Compte tenu de ce qui précède, nous devons entendre dans la formulation de la première phrase de ce présent extrait, que chacune des créations suit invariablement la voie qui lui est tracée dans les immenses champs du possible. Que cette voie est celle de la nature de son espèce, comme l'a d'ailleurs si bien signalé Basile Valentin dans le dernier article dans le Grand Œuvre d'Hermès Trismégiste, cette espèce correspond à l'état de développement du patrimoine karmique de la Conscience qui vient l'animer. Ceci est parfaitement conforme aux nécessités qui veulent qu'il ne puisse pas y avoir de liberté sans loi, et que connaître ces lois, c'est être libre ; justement parce que chaque Conscience (création) a la possibilité de les utiliser à son profit, celui de son propre développement, sans que cela ne vienne contrarier le bon fonctionnement de l'ensemble, car c'est là précisément le but de cet ensemble... La justesse d'une pensée offre la possibilité de voir la lumineuse grandeur et perfection de la Divine Création. Comme disait si bien Montesquieu : une chose n'est pas juste parce qu'elle est loi ; mais elle est loi parce qu'elle est juste.

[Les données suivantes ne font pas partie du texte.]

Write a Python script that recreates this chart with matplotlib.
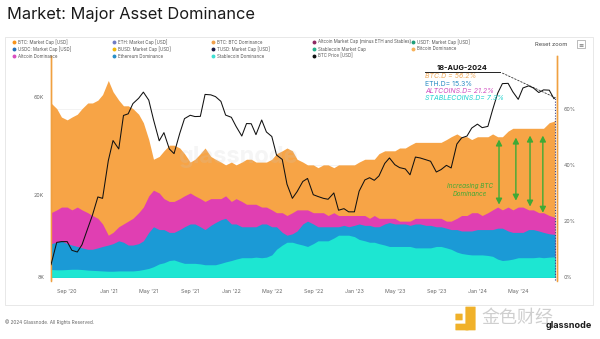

Accessoirement, il découle du principe que nous délivre le livre d'Enoch, mais pas seulement lui, que si nous suivons une voie, cette voie qui est tracée dans les immenses champs du possible est celle qui correspond à notre état d'évolution, et que ce n'est pas elle qui s'impose à nous, mais nous, qui nous sommes adaptés (identification) au tracé de cette voie... Je rappelle ce que je disais plus haut, nous sommes toujours à la bonne place, là où nous nous trouvons et au moment où nous y sommes. Ce qui ne veut pas dire que nous soyons éternellement condamnés à y rester...

Ils voient l’été et l’hiver ; ils voient que toute la terre est remplie d’eau, et que les nuages, les vapeurs et la pluie en rafraîchissent la température.... La suite de cet extrait nous indique l'étendue du champ de la clairvoyance de ceux qui habitent dans les cieux. Voir les saisons, c'est manifestement ne pas se limiter à regarder la lumière de la création dans sa totale luminosité ; c'est aussi discerner ce qu'elle contient notamment lorsqu'elle produit, par variation d'intensité, les saisons comme l'été et l'hiver, l'une étant la manifestation de ce que l'autre a préparé dans son sein ; l'une étant la manifestation visible de ce que l'autre a fécondé dans l'invisible. L'été étant la lumière glorieuse, mais passant dans une phase d'agonie des feux de la Saint-Jean, alors que l'hiver sera la renaissance de ce Sol Invictus (Soleil invaincu) qu'enfante cette Vierge cosmique, la Nature humide qui féconde en son sein chacune des créations de Dieu.

Nous pourrions aussi tirer comme principal enseignement de cet extrait qu'il n'y a qu'une voie tracée pour ceux qui ne savent pas voir les autres, et dans ce cas cette voie se transforme en une inéluctable fatalité. Ce que j'ai traduit dans une de mes petites Clavicules de la Sapience de la façon suivante :

AN - Les voies du Divin Créateur sont impénétrables et le resteront pour tous ceux qui seront prisonniers de cette certitude, et croyez-moi, il y en a encore beaucoup.